What the first six months of Staunton SEO actually look like
SEO gets sold as magic and delivered as a black box. Here is the real sequence, month by month, so you know what you're paying for and when to expect movement. Month one is unglamorous — it's the technical audit and cleanup. We crawl the site, fix what's broken, sort out the page structure, and get accurate business information consistent everywhere Google reads it. Nothing about this makes the phone ring yet. It's the foundation that lets everything after it work, and skipping it is why so many campaigns stall out around month four.

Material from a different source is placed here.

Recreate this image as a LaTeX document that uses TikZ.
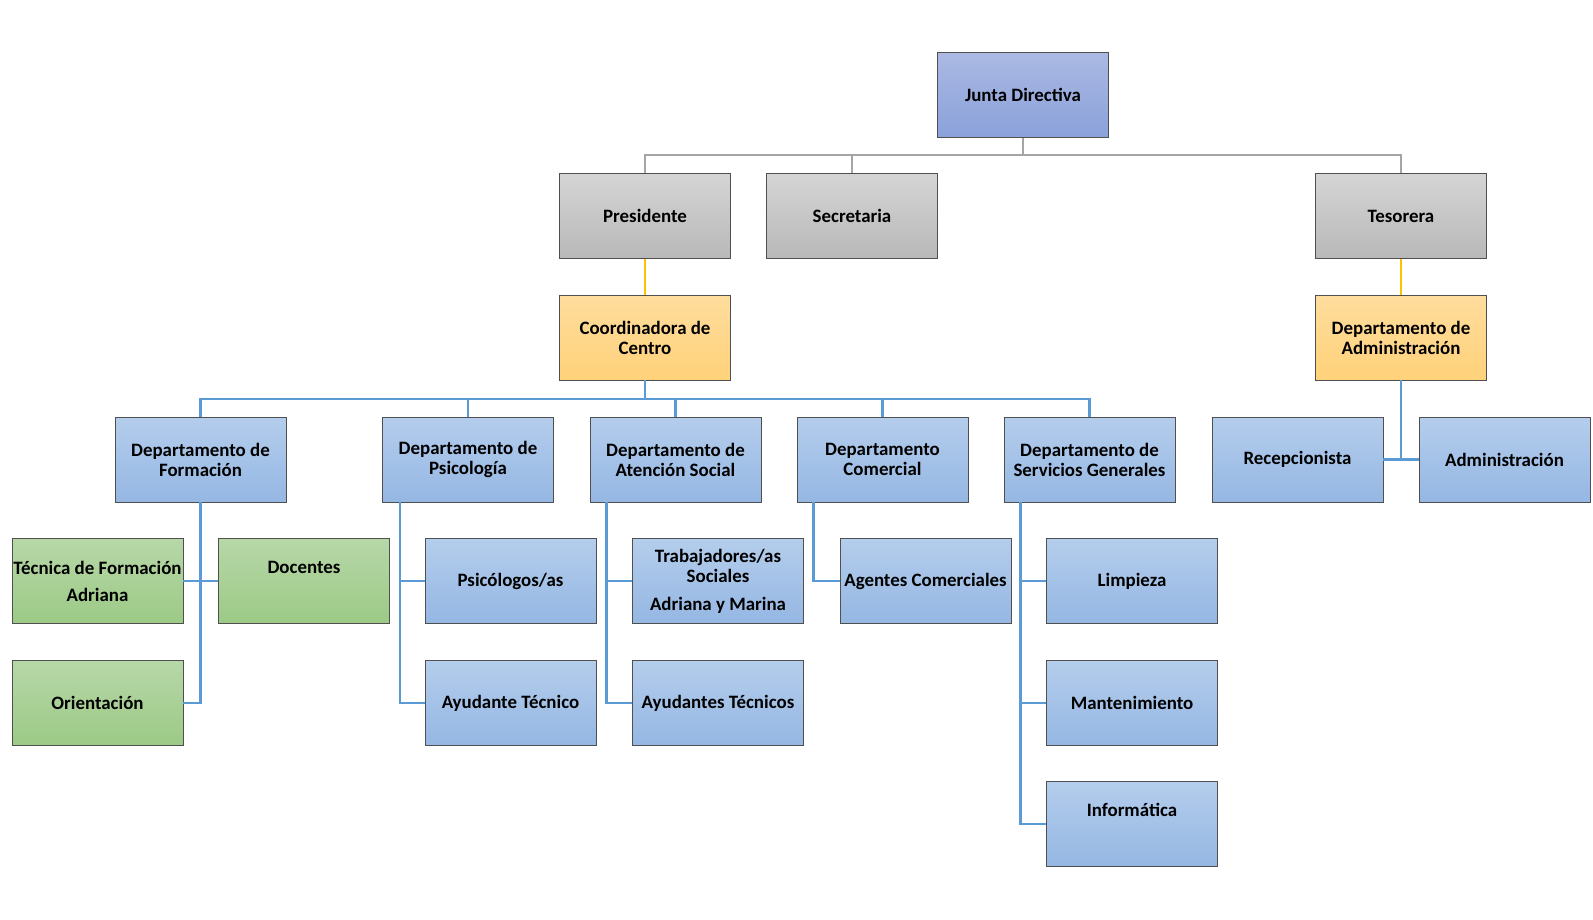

Month two is the keyword map and the page build. We decide which searches are actually worth chasing for a business your size in this market, then build or rewrite the pages that target them — a real service page for each thing you do, a clean structure that separates Staunton from Waynesboro and Fishersville instead of cramming every town onto one page. This is where the writing happens, and it's the part that quietly determines your ceiling for the next year.
Months three and four are where Google starts to respond. New and rewritten pages get indexed, older ones get re-crawled, and you'll typically see the first ranking movement on lower-competition, longer searches — the specific phrases with a town name and a service attached. These convert well even though the traffic numbers look small, because someone searching that specifically is close to calling. Broad, competitive one-and-two-word terms stay stubborn this early. That's normal, not a failure.
Months five and six are compounding. As pages age, earn a few links, and prove they answer the search, they climb toward the terms that actually move volume. This is the point where the trend line usually turns from flat-with-noise into a real slope, and where the reporting starts showing calls and form fills you can trace back to specific searches rather than just impressions.
- Weather and events shift the timeline. A Valley trade launching SEO in spring is climbing right as demand peaks — good timing. Launch a snow-removal push in October and you're racing the season; the pages need to be live and indexed well before the first forecast, which means starting in late summer.
Two honest caveats. First, competition sets the pace more than effort does — a category three other businesses are already fighting over takes longer than a wide-open one, and we'll tell you which you're in before you spend a dollar. Second, results don't arrive on a calendar you can set your watch to; they arrive as a trend you can see clearly by month six. Anyone promising page one in thirty days is either lucky, lying, or aiming at a search nobody makes. The honest version is slower and it holds — that's the trade we make, and it's why the work outlasts the contract.